● **EXERCISE DESCRIPTION**: Return the data exactly, with all pictures removed.

·····

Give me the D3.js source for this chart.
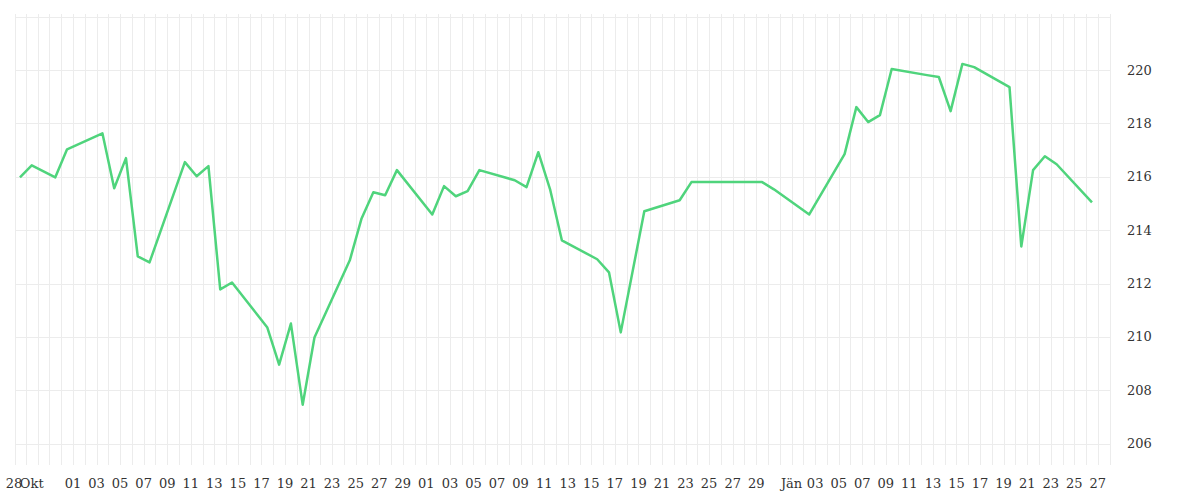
<!DOCTYPE html>
<html><head><meta charset="utf-8">
<script src="https://cdn.jsdelivr.net/npm/d3@7"></script>
<style>
  body { margin: 0; background: #fff; }
  text { font-family: "DejaVu Serif", "Liberation Serif", serif; }
</style></head>
<body><div id="chart"></div>
<script>
// Price line, Oct 28 2019 – Jan 27 2020 (trading days)
const dates = [
  '2019-10-28','2019-10-29','2019-10-31','2019-11-01','2019-11-04','2019-11-05','2019-11-06','2019-11-07','2019-11-08',
  '2019-11-11','2019-11-12','2019-11-13','2019-11-14','2019-11-15','2019-11-18','2019-11-19','2019-11-20','2019-11-21','2019-11-22',
  '2019-11-25','2019-11-26','2019-11-27','2019-11-28','2019-11-29','2019-12-02','2019-12-03','2019-12-04','2019-12-05','2019-12-06',
  '2019-12-09','2019-12-10','2019-12-11','2019-12-12','2019-12-13','2019-12-16','2019-12-17','2019-12-18','2019-12-20',
  '2019-12-23','2019-12-24','2019-12-30','2019-12-31','2020-01-03','2020-01-06','2020-01-07','2020-01-08','2020-01-09','2020-01-10',
  '2020-01-13','2020-01-14','2020-01-15','2020-01-16','2020-01-17','2020-01-20','2020-01-21','2020-01-22','2020-01-23','2020-01-24','2020-01-27'
];
const prices = [
  215.98,216.43,215.98,217.03,217.63,215.57,216.70,213.02,212.79,
  216.55,216.02,216.40,211.78,212.04,210.35,208.96,210.50,207.46,209.98,
  212.87,214.44,215.42,215.31,216.25,214.59,215.65,215.27,215.46,216.25,
  215.87,215.61,216.92,215.53,213.62,212.91,212.42,210.17,214.71,
  215.12,215.80,215.80,215.53,214.59,216.85,218.61,218.05,218.31,220.04,
  219.81,219.74,218.46,220.23,220.11,219.36,213.39,216.25,216.77,216.47,215.04
];
const yTicks = [206, 208, 210, 212, 214, 216, 218, 220];
const xLabels = ['28','Okt','01','03','05','07','09','11','13','15','17','19','21','23','25','27','29',
  '01','03','05','07','09','11','13','15','17','19','21','23','25','27','29','Jän','03','05','07','09','11','13','15','17','19','21','23','25','27'];

const W = 1200, H = 500;
const mLeft = 15, mRight = 1110, mTop = 14, mBottom = 465;
const parse = d3.timeParse('%Y-%m-%d');
const day = 864e5;
const t0 = parse('2019-10-28'), t1 = parse('2020-01-27');

const x = d3.scaleTime()
  .domain([new Date(+t0 - 0.42 * day), new Date(+t1 + 1.53 * day)])
  .range([mLeft, mRight]);
const y = d3.scaleLinear().domain([205.2, 222.1]).range([mBottom, mTop]);

// tick dates: Oct 28 label, "Okt", then every other day, month starts named
const tickDates = [new Date(+t0 - 0.5 * day), new Date(+t0 + day)];
['2019-11-', '2019-12-'].forEach(m => {
  for (let d = 1; d <= 29; d += 2) tickDates.push(new Date(+parse(m + String(d).padStart(2, '0')) + 0.5 * day));
});
tickDates.push(new Date(+parse('2020-01-01') + 0.5 * day));
for (let d = 3; d <= 27; d += 2) tickDates.push(new Date(+parse('2020-01-' + String(d).padStart(2, '0')) + 0.5 * day));

const svg = d3.select('#chart').append('svg').attr('width', W).attr('height', H);

// grid
const grid = svg.append('g').attr('stroke', '#ececec').attr('stroke-width', 1);
d3.timeDay.range(x.domain()[0], x.domain()[1]).forEach(d => {
  const gx = Math.round(x(new Date(+d + 0.5 * day))) + 0.5;
  grid.append('line').attr('x1', gx).attr('x2', gx).attr('y1', mTop).attr('y2', mBottom);
});
grid.append('line').attr('x1', mLeft + 0.5).attr('x2', mLeft + 0.5).attr('y1', mTop).attr('y2', mBottom);
grid.append('line').attr('x1', mRight + 0.5).attr('x2', mRight + 0.5).attr('y1', mTop).attr('y2', mBottom);
[...yTicks, 222].forEach(v => {
  const gy = Math.round(y(v)) + 0.5;
  grid.append('line').attr('x1', mLeft).attr('x2', mRight).attr('y1', gy).attr('y2', gy);
});

// y labels
svg.append('g').selectAll('text').data(yTicks).join('text')
  .attr('x', 1127).attr('y', d => y(d)).attr('dy', '0.35em')
  .attr('font-size', 13).attr('fill', '#333').text(d => d);

// x labels
svg.append('g').selectAll('text').data(tickDates).join('text')
  .attr('x', d => x(d)).attr('y', 488).attr('text-anchor', 'middle')
  .attr('font-size', 13).attr('fill', '#333').text((d, i) => xLabels[i]);

// line
const pts = dates.map((d, i) => ({ date: parse(d), value: prices[i] }));
svg.append('path').datum(pts)
  .attr('fill', 'none').attr('stroke', '#4fd47c').attr('stroke-width', 2.5)
  .attr('stroke-linejoin', 'round')
  .attr('d', d3.line().x(d => x(d.date)).y(d => y(d.value)));
</script></body></html>
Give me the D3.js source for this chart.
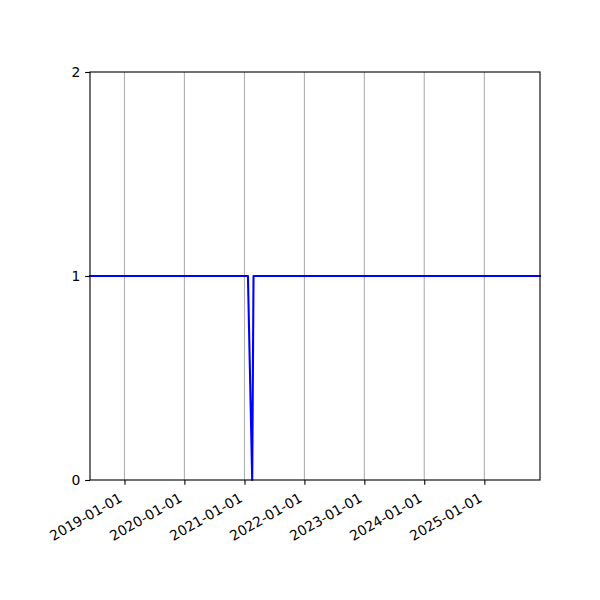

·····

● **FULL RESPONSE**:
Give me the D3.js source for this chart.
<!DOCTYPE html>
<html><head><meta charset="utf-8">
<script src="https://cdn.jsdelivr.net/npm/d3@7"></script>
<style>
  body { margin: 0; background: #fff; }
  text { font-family: "DejaVu Serif", "Liberation Serif", serif; }
</style></head>
<body><div id="chart"></div>
<script>
// Price line, Oct 28 2019 – Jan 27 2020 (trading days)
const dates = [
  '2019-10-28','2019-10-29','2019-10-31','2019-11-01','2019-11-04','2019-11-05','2019-11-06','2019-11-07','2019-11-08',
  '2019-11-11','2019-11-12','2019-11-13','2019-11-14','2019-11-15','2019-11-18','2019-11-19','2019-11-20','2019-11-21','2019-11-22',
  '2019-11-25','2019-11-26','2019-11-27','2019-11-28','2019-11-29','2019-12-02','2019-12-03','2019-12-04','2019-12-05','2019-12-06',
  '2019-12-09','2019-12-10','2019-12-11','2019-12-12','2019-12-13','2019-12-16','2019-12-17','2019-12-18','2019-12-20',
  '2019-12-23','2019-12-24','2019-12-30','2019-12-31','2020-01-03','2020-01-06','2020-01-07','2020-01-08','2020-01-09','2020-01-10',
  '2020-01-13','2020-01-14','2020-01-15','2020-01-16','2020-01-17','2020-01-20','2020-01-21','2020-01-22','2020-01-23','2020-01-24','2020-01-27'
];
const prices = [
  215.98,216.43,215.98,217.03,217.63,215.57,216.70,213.02,212.79,
  216.55,216.02,216.40,211.78,212.04,210.35,208.96,210.50,207.46,209.98,
  212.87,214.44,215.42,215.31,216.25,214.59,215.65,215.27,215.46,216.25,
  215.87,215.61,216.92,215.53,213.62,212.91,212.42,210.17,214.71,
  215.12,215.80,215.80,215.53,214.59,216.85,218.61,218.05,218.31,220.04,
  219.81,219.74,218.46,220.23,220.11,219.36,213.39,216.25,216.77,216.47,215.04
];
const yTicks = [206, 208, 210, 212, 214, 216, 218, 220];
const xLabels = ['28','Okt','01','03','05','07','09','11','13','15','17','19','21','23','25','27','29',
  '01','03','05','07','09','11','13','15','17','19','21','23','25','27','29','Jän','03','05','07','09','11','13','15','17','19','21','23','25','27'];

const W = 1200, H = 500;
const mLeft = 15, mRight = 1110, mTop = 14, mBottom = 465;
const parse = d3.timeParse('%Y-%m-%d');
const day = 864e5;
const t0 = parse('2019-10-28'), t1 = parse('2020-01-27');

const x = d3.scaleTime()
  .domain([new Date(+t0 - 0.42 * day), new Date(+t1 + 1.53 * day)])
  .range([mLeft, mRight]);
const y = d3.scaleLinear().domain([205.2, 222.1]).range([mBottom, mTop]);

// tick dates: Oct 28 label, "Okt", then every other day, month starts named
const tickDates = [new Date(+t0 - 0.5 * day), new Date(+t0 + day)];
['2019-11-', '2019-12-'].forEach(m => {
  for (let d = 1; d <= 29; d += 2) tickDates.push(new Date(+parse(m + String(d).padStart(2, '0')) + 0.5 * day));
});
tickDates.push(new Date(+parse('2020-01-01') + 0.5 * day));
for (let d = 3; d <= 27; d += 2) tickDates.push(new Date(+parse('2020-01-' + String(d).padStart(2, '0')) + 0.5 * day));

const svg = d3.select('#chart').append('svg').attr('width', W).attr('height', H);

// grid
const grid = svg.append('g').attr('stroke', '#ececec').attr('stroke-width', 1);
d3.timeDay.range(x.domain()[0], x.domain()[1]).forEach(d => {
  const gx = Math.round(x(new Date(+d + 0.5 * day))) + 0.5;
  grid.append('line').attr('x1', gx).attr('x2', gx).attr('y1', mTop).attr('y2', mBottom);
});
grid.append('line').attr('x1', mLeft + 0.5).attr('x2', mLeft + 0.5).attr('y1', mTop).attr('y2', mBottom);
grid.append('line').attr('x1', mRight + 0.5).attr('x2', mRight + 0.5).attr('y1', mTop).attr('y2', mBottom);
[...yTicks, 222].forEach(v => {
  const gy = Math.round(y(v)) + 0.5;
  grid.append('line').attr('x1', mLeft).attr('x2', mRight).attr('y1', gy).attr('y2', gy);
});

// y labels
svg.append('g').selectAll('text').data(yTicks).join('text')
  .attr('x', 1127).attr('y', d => y(d)).attr('dy', '0.35em')
  .attr('font-size', 13).attr('fill', '#333').text(d => d);

// x labels
svg.append('g').selectAll('text').data(tickDates).join('text')
  .attr('x', d => x(d)).attr('y', 488).attr('text-anchor', 'middle')
  .attr('font-size', 13).attr('fill', '#333').text((d, i) => xLabels[i]);

// line
const pts = dates.map((d, i) => ({ date: parse(d), value: prices[i] }));
svg.append('path').datum(pts)
  .attr('fill', 'none').attr('stroke', '#4fd47c').attr('stroke-width', 2.5)
  .attr('stroke-linejoin', 'round')
  .attr('d', d3.line().x(d => x(d.date)).y(d => y(d.value)));
</script></body></html>
Give me the D3.js source for this chart.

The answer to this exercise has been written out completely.